A dialogue with Ukrainian VC and PE association chairman Andrey Kolodyuk

Ukraine's entrepreneurs have demonstrated incredible resilience, and Kolodyuk believes their efforts will be rewarded.
A dialogue with Ukrainian VC and PE association chairman Andrey Kolodyuk

A year on from Russia's brutal invasion, Ukraine's VC community is calling for its European partners to continue stepping up to the plate.

That's according to Andrey Kolodyuk,  board chairman of Ukraine's Venture Capital and Private Equity Association, established nine years ago after the Donbas was plundered with Moscow's covert assistance.

Kolodyuk voiced his gratitude to peers in the rest of the continent for efforts to get Ukraine the scale-up resources it needs, despite the destruction of many international financing links.

 "Thank you so much for all your support, from the humanitarian to the different actions that have been done to support Ukraine and startups.

"And secondly, the best way to help Ukraine is to coalesce with our ecosystem, and everybody's welcome to do so.
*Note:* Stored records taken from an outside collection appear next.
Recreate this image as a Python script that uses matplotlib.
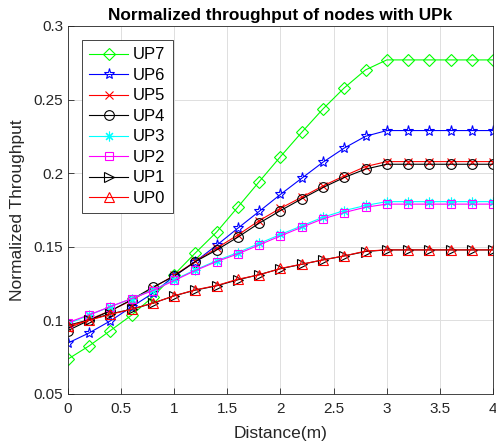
import matplotlib
matplotlib.use('Agg')
import matplotlib.pyplot as plt

plt.rcParams['font.family'] = ['Liberation Sans', 'DejaVu Sans']

distance = [0, 0.2, 0.4, 0.6, 0.8, 1.0, 1.2, 1.4, 1.6, 1.8, 2.0,
            2.2, 2.4, 2.6, 2.8, 3.0, 3.2, 3.4, 3.6, 3.8, 4.0]

up7 = [0.0736, 0.0826, 0.0930, 0.1035, 0.1160, 0.1310, 0.1458, 0.1600, 0.1770, 0.1942, 0.2112,
       0.2277, 0.2436, 0.2579, 0.2701, 0.2769, 0.2769, 0.2769, 0.2769, 0.2769, 0.2769]
up6 = [0.0845, 0.0914, 0.0996, 0.1091, 0.1184, 0.1300, 0.1399, 0.1510, 0.1626, 0.1740, 0.1855,
       0.1965, 0.2074, 0.2170, 0.2250, 0.2289, 0.2289, 0.2289, 0.2289, 0.2289, 0.2289]
up5 = [0.0945, 0.1005, 0.1065, 0.1135, 0.1220, 0.1305, 0.1400, 0.1490, 0.1580, 0.1677, 0.1761,
       0.1836, 0.1913, 0.1981, 0.2044, 0.2078, 0.2078, 0.2078, 0.2078, 0.2078, 0.2078]
up4 = [0.0930, 0.1000, 0.1064, 0.1140, 0.1225, 0.1300, 0.1399, 0.1478, 0.1565, 0.1660, 0.1745,
       0.1825, 0.1902, 0.1970, 0.2027, 0.2060, 0.2060, 0.2060, 0.2060, 0.2060, 0.2060]
up3 = [0.0975, 0.1035, 0.1092, 0.1147, 0.1205, 0.1275, 0.1343, 0.1405, 0.1460, 0.1522, 0.1583,
       0.1641, 0.1700, 0.1745, 0.1780, 0.1806, 0.1806, 0.1806, 0.1806, 0.1806, 0.1806]
up2 = [0.0984, 0.1037, 0.1093, 0.1147, 0.1202, 0.1270, 0.1338, 0.1399, 0.1451, 0.1512, 0.1573,
       0.1632, 0.1689, 0.1732, 0.1768, 0.1789, 0.1789, 0.1789, 0.1789, 0.1789, 0.1789]
up1 = [0.0965, 0.1003, 0.1043, 0.1075, 0.1116, 0.1166, 0.1205, 0.1234, 0.1275, 0.1310, 0.1350,
       0.1380, 0.1410, 0.1437, 0.1467, 0.1478, 0.1478, 0.1478, 0.1478, 0.1478, 0.1478]
up0 = [0.0960, 0.1000, 0.1040, 0.1075, 0.1116, 0.1166, 0.1207, 0.1236, 0.1279, 0.1308, 0.1352,
       0.1381, 0.1410, 0.1437, 0.1470, 0.1478, 0.1478, 0.1478, 0.1478, 0.1478, 0.1478]

series = [
    ('UP7', up7, '#00ff00', 'D', 6),
    ('UP6', up6, '#0000ff', '*', 8),
    ('UP5', up5, '#ff0000', 'x', 6),
    ('UP4', up4, 'black', 'o', 7),
    ('UP3', up3, '#00ffff', (8, 2, 0), 7),
    ('UP2', up2, '#ff00ff', 's', 6),
    ('UP1', up1, 'black', '>', 7),
    ('UP0', up0, '#ff0000', '^', 7),
]

fig = plt.figure(figsize=(4.96, 4.47), dpi=100)
ax = fig.add_axes([0.137, 0.119, 0.857, 0.823])

for name, vals, c, m, ms in series:
    ax.plot(distance, vals, color=c, marker=m, markersize=ms, linewidth=0.8,
            markerfacecolor='none', markeredgecolor=c, markeredgewidth=0.8, label=name)

ax.set_xlim(0, 4)
ax.set_ylim(0.05, 0.3)
ax.set_xticks([0, 0.5, 1, 1.5, 2, 2.5, 3, 3.5, 4])
ax.set_xticklabels(['0', '0.5', '1', '1.5', '2', '2.5', '3', '3.5', '4'])
ax.set_yticks([0.05, 0.1, 0.15, 0.2, 0.25, 0.3])
ax.set_yticklabels(['0.05', '0.1', '0.15', '0.2', '0.25', '0.3'])
ax.tick_params(direction='in', labelsize=11, colors='#262626', length=4, width=0.6)
ax.tick_params(axis='x', pad=6)
ax.grid(True, color='#dedede', linewidth=0.7)
ax.set_axisbelow(True)
for s in ax.spines.values():
    s.set_color('#262626')
    s.set_linewidth(0.6)

ax.set_xlabel('Distance(m)', fontsize=12.5, color='#262626', labelpad=7)
ax.set_ylabel('Normalized Throughput', fontsize=12.5, color='#262626', labelpad=6)
ax.set_title('Normalized throughput of nodes with UPk', fontsize=12.4, fontweight='bold', pad=4)

leg = ax.legend(loc='upper left', bbox_to_anchor=(0.033, 0.962), borderaxespad=0,
                fontsize=12, handlelength=2.3, fancybox=False, framealpha=1,
                edgecolor='#262626', borderpad=0.45, labelspacing=0.33, handletextpad=0.3)
leg.get_frame().set_linewidth(0.6)

fig.savefig('out.png', dpi=100)
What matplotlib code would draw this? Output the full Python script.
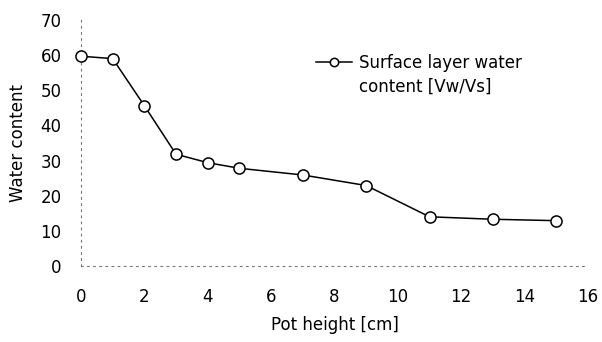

Let's team up and do something good for the sake of us. Let's do it together - Ukraine has the international projects now in order to ."

Aside from a few weeks early in the war, the ecosystem's ability to plan for the future was never really in doubt, Kolodyuk added. 

"The industry has been developed from 2014. We did agile for eight years on how to continue to work, obviously, we didn't expect there to be a full-scale war.

"That's why there are a lot of effort has been developed. And as you know the Ukrainian IT industry, is not only resilient. But in the first few weeks after the invasion last year, billions of dollars from Ukrainian business, the majority of which is IT business, has been transferred to help Ukraine.

"In order for that to happen, as we speak we have a number of programmes that help commercial companies grow and perform."

Ukraine's entrepreneurs have had to toil through conditions unimaginable to most of us. And Kolodyuk attributes their determination to a survival mode of action, only available in times of dire crisis.

Their efforts and skills could soon cement Ukraine's future role as a CEE "tech tiger".

Kolodyuk said: "I believe in some years ahead, Ukraine will be even bigger than Israel, in terms of the ecosystem and the actual numbers. And all of this happened, because the energy of the entrepreneurs became so enormously innovative, because you need to innovate, because everybody is now in this survival mode."